# Beginning BJJ



## Hansson (Aug 9, 2002)

(accidently posted both here and in the General forum... sorry)


----------



## arnisador (Aug 9, 2002)

I started BJJ in January though I had previous martial arts background including some Judo.

Our class has people of various weights. Usually you're paired up with somone roughly your own size but not always! I've had much smaller people do well against me if they get my back--otherwise, as in any form of wrestling, a little weight can make a lot of difference if you know how to use it.

It _can_ be frustrating if you're the smallest one there, especially if the focus is more sport than street. It's less of an issue in Judo where there's so much stand-up and being smaller can be advantageous. Check out the classes and see. There may be others in your weight class in which case I do recommend BJJ.


----------



## Hansson (Aug 10, 2002)

Thanks for the answer... ( I guess you read my post in the General forum)

I'll go the local club (http://www.hiltibjj.com/) in a few weeks time to check out for myself. I got a mail today from a guy who's training there who said it was a very friendly atmosphere although he assured me it's rough in the beginning. Until then I'll go on with the weights and running...

I guess my biggest worry is being small, but there's always one who has to be the smallest... right...


----------



## arnisador (Aug 10, 2002)

> _Originally posted by Hansson _
> 
> *I guess my biggest worry is being small, but there's always one who has to be the smallest...*



From a self-defense point of view, bigger guys will surely try to grapple with you, so while you would want your main art to be a stand-up one I should think you'd also want to know what to do if someone got close enough to grab you and pull/push you down. BJJ is great for that.

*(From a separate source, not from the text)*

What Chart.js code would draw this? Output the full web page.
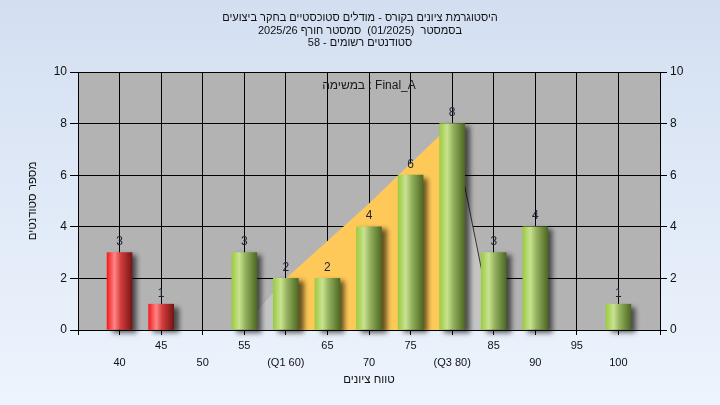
<!DOCTYPE html>
<html><head><meta charset="utf-8">
<script src="https://cdn.jsdelivr.net/npm/chart.js@4"></script>
<style>html,body{margin:0;padding:0;background:#e2ebf8;overflow:hidden}</style>
</head><body>
<canvas id="c" width="720" height="405" dir="rtl"></canvas>
<script>
// ---- data ----
const titleLines = ['היסטוגרמת ציונים בקורס - מודלים סטוכסטיים בחקר ביצועים', 'בסמסטר  (01/2025)  סמסטר חורף 2025/26', 'סטודנטים רשומים - 58'];
const innerLabel = 'Final_A : במשימה';
const xTitle = 'טווח ציונים';
const yTitle = 'מספר סטודנטים';
const categories = [40, 45, 50, 55, 60, 65, 70, 75, 80, 85, 90, 95, 100];
const tickLabels = ['40', '45', '50', '55', '(Q1 60)', '65', '70', '75', '(Q3 80)', '85', '90', '95', '100'];
const counts = [3, 1, 0, 3, 2, 2, 4, 6, 8, 3, 4, 0, 1];
const failGrades = [40, 45];
const lowTailX = [54.5, 60];
const lowTailY = [0, 2];
const iqrX = [60, 70, 80];
const iqrY = [2, 4.9, 8];
const highTailX = [80, 85];
const highTailY = [8, 0];

const FONT = "'Liberation Sans', 'DejaVu Sans', Arial, sans-serif";
Chart.defaults.font.family = FONT;

function barGradient(ctx) {
  const chart = ctx.chart;
  const i = ctx.dataIndex;
  if (i !== undefined && !counts[i]) return 'rgba(0,0,0,0)';
  const fail = failGrades.includes(categories[i]);
  if (!chart.chartArea || i === undefined) return fail ? '#e03030' : '#8fb050';
  const cx = chart.scales.x.getPixelForValue(categories[i]);
  const g = chart.ctx.createLinearGradient(cx - 12.5, 0, cx + 12.5, 0);
  if (fail) {
    g.addColorStop(0, '#f41c1c'); g.addColorStop(0.3, '#ff8585');
    g.addColorStop(0.55, '#d43c3c'); g.addColorStop(1, '#761616');
  } else {
    g.addColorStop(0, '#9ccb42'); g.addColorStop(0.3, '#c9e290');
    g.addColorStop(0.55, '#93b05e'); g.addColorStop(1, '#4e6922');
  }
  return g;
}

const bgPlugin = {
  id: 'bg',
  beforeDraw(chart) {
    const {ctx, chartArea: a, width, height} = chart;
    ctx.save();
    const g = ctx.createLinearGradient(0, 0, 0, height);
    g.addColorStop(0, '#d3dff1'); g.addColorStop(1, '#edf4fd');
    ctx.fillStyle = g; ctx.fillRect(0, 0, width, height);
    ctx.fillStyle = '#b3b3b3';
    ctx.fillRect(a.left, a.top, a.right - a.left, a.bottom - a.top);
    ctx.restore();
  },
  beforeDatasetsDraw(chart) {
    const {ctx, chartArea: a} = chart;
    ctx.save();
    ctx.font = '12px ' + FONT;
    ctx.fillStyle = '#1a1a1a';
    ctx.textAlign = 'center'; ctx.textBaseline = 'middle';
    ctx.fillText(innerLabel, (a.left + a.right) / 2, a.top + 14);
    ctx.restore();
  }
};

const shadowPlugin = {
  id: 'shadow',
  beforeDatasetDraw(chart, args) {
    if (args.index !== 0) return;
    const ctx = chart.ctx;
    ctx.save();
    ctx.shadowColor = 'rgba(0,0,0,0.6)';
    ctx.shadowBlur = 5; ctx.shadowOffsetX = 5; ctx.shadowOffsetY = 3;
  },
  afterDatasetDraw(chart, args) {
    if (args.index !== 0) return;
    chart.ctx.restore();
  },
  afterDatasetsDraw(chart) {
    const ctx = chart.ctx;
    const meta = chart.getDatasetMeta(0);
    ctx.save();
    ctx.font = '12px ' + FONT;
    ctx.fillStyle = '#1a2236';
    ctx.textAlign = 'center'; ctx.textBaseline = 'middle';
    meta.data.forEach((el, i) => {
      if (counts[i] > 0) ctx.fillText(String(counts[i]), el.x, el.y - 11);
    });
    ctx.restore();
  }
};

const pts = (xs, ys) => xs.map((x, i) => ({x, y: ys[i]}));

new Chart(document.getElementById('c'), {
  type: 'bar',
  data: {
    datasets: [
      {
        type: 'bar', data: pts(categories, counts), order: 0,
        backgroundColor: barGradient, borderWidth: 0, barThickness: 25, clip: false
      },
      {
        type: 'line', data: pts(lowTailX, lowTailY), order: 1, fill: 'origin',
        backgroundColor: '#c4c4c4', borderWidth: 0, pointRadius: 0, tension: 0
      },
      {
        type: 'line', data: pts(iqrX, iqrY), order: 1, fill: 'origin',
        backgroundColor: '#fec958', borderWidth: 0, pointRadius: 0, tension: 0
      },
      {
        type: 'line', data: pts(highTailX, highTailY), order: 1, fill: 'origin',
        backgroundColor: '#c4c4c4', borderColor: '#333333', borderWidth: 1, pointRadius: 0, tension: 0
      }
    ]
  },
  options: {
    responsive: false, animation: false,
    layout: {padding: 0},
    plugins: {
      legend: {display: false}, tooltip: {enabled: false},
      title: {
        display: true, text: titleLines, color: '#111',
        font: {size: 11, weight: 'normal', lineHeight: 12.5 / 11},
        padding: {top: 12, bottom: 22.5}
      }
    },
    scales: {
      x: {
        type: 'linear', min: 35, max: 105, offset: false,
        grid: {offset: false, color: '#000', lineWidth: 1, tickLength: 5},
        border: {display: true, color: '#000'},
        ticks: {
          stepSize: 5, autoSkip: false, maxRotation: 0, padding: 2, color: '#111',
          font: {size: 11, lineHeight: 17 / 11},
          callback(v) {
            const i = categories.indexOf(v);
            if (i < 0) return '';
            return i % 2 === 0 ? ['', tickLabels[i]] : [tickLabels[i], ''];
          }
        },
        title: {display: true, text: xTitle, color: '#111', font: {size: 11.5}, padding: {top: 0, bottom: 18}},
        afterFit(s) { s.height = 75; }
      },
      y: {
        type: 'linear', position: 'left', min: 0, max: 10,
        grid: {color: '#000', lineWidth: 1, tickLength: 8},
        border: {display: true, color: '#000'},
        ticks: {stepSize: 2, padding: 3, color: '#111', font: {size: 12}},
        title: {display: true, text: yTitle, color: '#111', font: {size: 11.5}, padding: {top: 26, bottom: 0}},
        afterFit(s) { s.width = 78; }
      },
      y2: {
        type: 'linear', position: 'right', min: 0, max: 10, display: true,
        grid: {drawOnChartArea: false, color: '#000', tickLength: 7},
        border: {display: true, color: '#000'},
        ticks: {stepSize: 2, padding: 3, color: '#111', font: {size: 12}},
        afterFit(s) { s.width = 60; }
      }
    }
  },
  plugins: [bgPlugin, shadowPlugin]
});
</script>
</body></html>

For the standing throws and a few other things your size will work for you but overwhlemingly bigger is better when grappling on the ground. You might find Judo more to your liking--there's more of it during which you'd have an advantage or at least not a disadvantage. You might also get some grappling tips in our Judo forum here.

Give it a try! If they have other people your size then there are no worries anyway.


----------